CB206 Green Coffee Market Dynamics Explained
This class provides foundation information about the ‘C’-Market, the basis for green coffee buying in the world. Every roaster has different needs and approaches to risk management, and roasters may not be aware of the financial tools available to them through their importers. This class covers important concepts that help green coffee buyers make sound purchasing and planning decisions that are critical for the financial well-being and profitability of any coffee operation, which include:
- Cash vs. Futures Markets
- Distinctions between Forward and Futures Contracts
- ‘C’ Market Overview and Primer
- Brief History of ‘C’
- ICE Exchange
- Other International Markets
- Factors that impacts the ‘C’ price
CB230 Production and Inventory Control Practices
This class lays the foundation of common practices of efficiency in the recognized field of production and inventory control (PIC), by helping students understand and utilize formal methods of properly managing raw materials from source to customer as part of the manufacturing process, in order to improve quality and profitability. It first provides an overview of Supply Chain Management, then proceeds to cover the essential components of PIC in depth, such as process design, bills of materials, process information, controls, manpower, inventory tracking, and others. Advice on information systems (software) and information for integrating a PIC system into an organization are also included in this class.
CB236 Buying on Green Coffee Market Principles
This class helps students understand the ‘C’-market by exploring differentials in depth and demystifying Open to Be Fixed Contracts. After going over tools and vocabulary for Open to Be Fixed Contracting buying, students will use case studies and role play as an avenue to practice purchasing calculations and strategies that can be applied to their workplaces. Students are required to attend the CB206 class and other online prerequisites as they provide essential knowledge that help students to understand the layer information of this class.

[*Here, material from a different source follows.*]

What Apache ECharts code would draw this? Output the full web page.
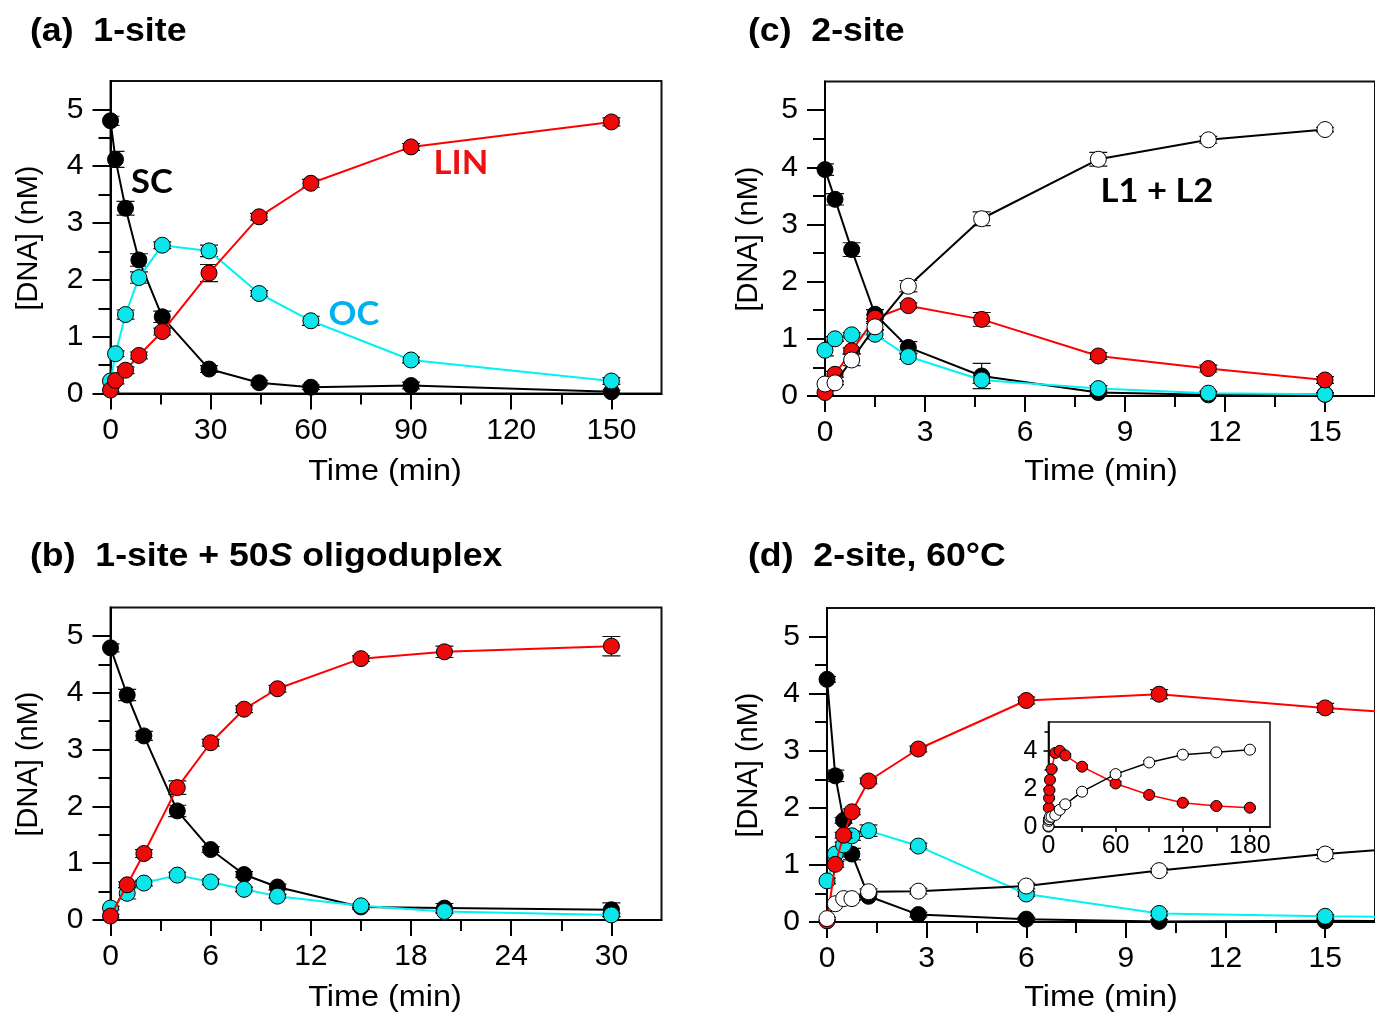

CB237 Green Coffee Purchasing Strategies
This class is a primer for roasters and importers to determine a purchasing strategy. It covers usage, planning, buying, blending, bag sizes, shrink, spreads, carrying charges, fixing prices, different types of contracts for different purchases, and the pros and cons of each. It is the final class of the SCAA Coffee Buyer Pathway Level 1 course, and CB100-CB236 classes must be taken prior to taking this class.